What you should do.
Give the data below again exactly as it stands. Omit the pictures.

Material.
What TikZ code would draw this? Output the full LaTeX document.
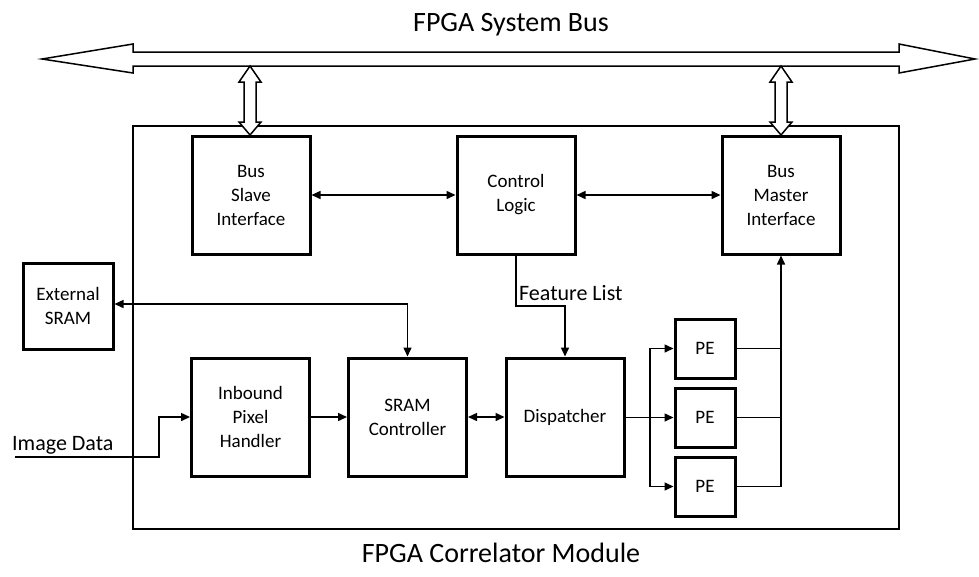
\documentclass[tikz,border=0pt]{standalone}
\usepackage{fontspec}
\setmainfont{Carlito}
\usetikzlibrary{arrows.meta}
\tikzset{
  blk/.style={draw, line width=3pt, minimum width=118pt, minimum height=118pt, align=center, inner sep=0pt, font=\fontsize{19}{24}\selectfont},
  peblk/.style={draw, line width=3pt, minimum width=60pt, minimum height=59pt, inner sep=0pt, font=\fontsize{19}{24}\selectfont},
  conn/.style={line width=1.5pt},
  tip/.style={-{Triangle[length=9pt,width=8pt]}},
  dtip/.style={{Triangle[length=9pt,width=8pt]}-{Triangle[length=9pt,width=8pt]}},
  hollow/.style={draw, line width=1.5pt, fill=white, line join=miter},
  title/.style={font=\fontsize{28}{34}\selectfont, inner sep=0pt},
  lbl/.style={font=\fontsize{22}{26}\selectfont, inner sep=0pt}
}
\begin{document}
\begin{tikzpicture}[x=1pt, y=-1pt]
\useasboundingbox (0,0) rectangle (979,576);
% titles
\node[title, anchor=base] (bustitle) at (511,31) {FPGA System Bus};
\node[title, anchor=base] (modtitle) at (501,562) {FPGA Correlator Module};
% system bus
\draw[hollow] (42,59) -- (133,44) -- (133,52) -- (899,52) -- (899,44) -- (975,59) -- (899,73) -- (899,66) -- (133,66) -- (133,73) -- cycle;
% module box
\draw[line width=1.5pt] (133,126) rectangle (899,529);
% blocks
\node[blk] (bsi) at (251,195) {Bus\\Slave\\Interface};
\node[blk] (ctl) at (516,195) {Control\\Logic};
\node[blk] (bmi) at (781,195) {Bus\\Master\\Interface};
\node[draw, line width=3pt, minimum width=90pt, minimum height=86pt, align=center, inner sep=0pt, font=\fontsize{19}{24}\selectfont] (ext) at (68,306) {External\\SRAM};
\node[blk] (iph) at (250.5,417) {Inbound\\Pixel\\Handler};
\node[blk] (sramc) at (407.5,417) {SRAM\\Controller};
\node[blk] (disp) at (565,417) {Dispatcher};
\node[peblk] (pe1) at (705,348.5) {PE};
\node[peblk] (pe2) at (705,417.5) {PE};
\node[peblk] (pe3) at (705,486.5) {PE};
% vertical bus links
\foreach \xx in {250,781}{
  \draw[hollow] (\xx,66) -- (\xx+11,82) -- (\xx+6,82) -- (\xx+6,122) -- (\xx+11,122) -- (\xx,135) -- (\xx-11,122) -- (\xx-6,122) -- (\xx-6,82) -- (\xx-11,82) -- cycle;
}
% connectors
\draw[conn, dtip] (bsi.east) -- (ctl.west);
\draw[conn, dtip] (ctl.east) -- (bmi.west);
\draw[conn, dtip] (ext.east |- 0,304) -| (sramc.north);
\coordinate (fl) at (516,306);
\draw[conn, tip] (ctl.south) -- (fl) -| (disp.north);
\node[lbl, anchor=base west] (fltext) at (519,300) {Feature List};
\draw[conn, tip] (iph.east) -- (sramc.west);
\draw[conn, dtip] (sramc.east) -- (disp.west);
\coordinate (split) at (650,417.5);
\draw[conn, tip] (disp.east |- split) -- (pe2.west);
\draw[conn, tip] (split) |- (pe1.west);
\draw[conn, tip] (split) |- (pe3.west);
\draw[conn, tip] (pe3.east) -| (bmi.south);
\coordinate (m1) at (781,348.5);
\coordinate (m2) at (781,417.5);
\draw[conn] (pe1.east) -- (m1);
\draw[conn] (pe2.east) -- (m2);
\coordinate (imgin) at (15,457);
\draw[conn, tip] (imgin) -- (159,457) |- (iph.west);
\node[lbl, anchor=base west] (imgtext) at (12,450) {Image Data};
\end{tikzpicture}
\end{document}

Output for this exercise.
What TikZ code would draw this? Output the full LaTeX document.
\documentclass[tikz,border=0pt]{standalone}
\usepackage{fontspec}
\setmainfont{Carlito}
\usetikzlibrary{arrows.meta}
\tikzset{
  blk/.style={draw, line width=3pt, minimum width=118pt, minimum height=118pt, align=center, inner sep=0pt, font=\fontsize{19}{24}\selectfont},
  peblk/.style={draw, line width=3pt, minimum width=60pt, minimum height=59pt, inner sep=0pt, font=\fontsize{19}{24}\selectfont},
  conn/.style={line width=1.5pt},
  tip/.style={-{Triangle[length=9pt,width=8pt]}},
  dtip/.style={{Triangle[length=9pt,width=8pt]}-{Triangle[length=9pt,width=8pt]}},
  hollow/.style={draw, line width=1.5pt, fill=white, line join=miter},
  title/.style={font=\fontsize{28}{34}\selectfont, inner sep=0pt},
  lbl/.style={font=\fontsize{22}{26}\selectfont, inner sep=0pt}
}
\begin{document}
\begin{tikzpicture}[x=1pt, y=-1pt]
\useasboundingbox (0,0) rectangle (979,576);
% titles
\node[title, anchor=base] (bustitle) at (511,31) {FPGA System Bus};
\node[title, anchor=base] (modtitle) at (501,562) {FPGA Correlator Module};
% system bus
\draw[hollow] (42,59) -- (133,44) -- (133,52) -- (899,52) -- (899,44) -- (975,59) -- (899,73) -- (899,66) -- (133,66) -- (133,73) -- cycle;
% module box
\draw[line width=1.5pt] (133,126) rectangle (899,529);
% blocks
\node[blk] (bsi) at (251,195) {Bus\\Slave\\Interface};
\node[blk] (ctl) at (516,195) {Control\\Logic};
\node[blk] (bmi) at (781,195) {Bus\\Master\\Interface};
\node[draw, line width=3pt, minimum width=90pt, minimum height=86pt, align=center, inner sep=0pt, font=\fontsize{19}{24}\selectfont] (ext) at (68,306) {External\\SRAM};
\node[blk] (iph) at (250.5,417) {Inbound\\Pixel\\Handler};
\node[blk] (sramc) at (407.5,417) {SRAM\\Controller};
\node[blk] (disp) at (565,417) {Dispatcher};
\node[peblk] (pe1) at (705,348.5) {PE};
\node[peblk] (pe2) at (705,417.5) {PE};
\node[peblk] (pe3) at (705,486.5) {PE};
% vertical bus links
\foreach \xx in {250,781}{
  \draw[hollow] (\xx,66) -- (\xx+11,82) -- (\xx+6,82) -- (\xx+6,122) -- (\xx+11,122) -- (\xx,135) -- (\xx-11,122) -- (\xx-6,122) -- (\xx-6,82) -- (\xx-11,82) -- cycle;
}
% connectors
\draw[conn, dtip] (bsi.east) -- (ctl.west);
\draw[conn, dtip] (ctl.east) -- (bmi.west);
\draw[conn, dtip] (ext.east |- 0,304) -| (sramc.north);
\coordinate (fl) at (516,306);
\draw[conn, tip] (ctl.south) -- (fl) -| (disp.north);
\node[lbl, anchor=base west] (fltext) at (519,300) {Feature List};
\draw[conn, tip] (iph.east) -- (sramc.west);
\draw[conn, dtip] (sramc.east) -- (disp.west);
\coordinate (split) at (650,417.5);
\draw[conn, tip] (disp.east |- split) -- (pe2.west);
\draw[conn, tip] (split) |- (pe1.west);
\draw[conn, tip] (split) |- (pe3.west);
\draw[conn, tip] (pe3.east) -| (bmi.south);
\coordinate (m1) at (781,348.5);
\coordinate (m2) at (781,417.5);
\draw[conn] (pe1.east) -- (m1);
\draw[conn] (pe2.east) -- (m2);
\coordinate (imgin) at (15,457);
\draw[conn, tip] (imgin) -- (159,457) |- (iph.west);
\node[lbl, anchor=base west] (imgtext) at (12,450) {Image Data};
\end{tikzpicture}
\end{document}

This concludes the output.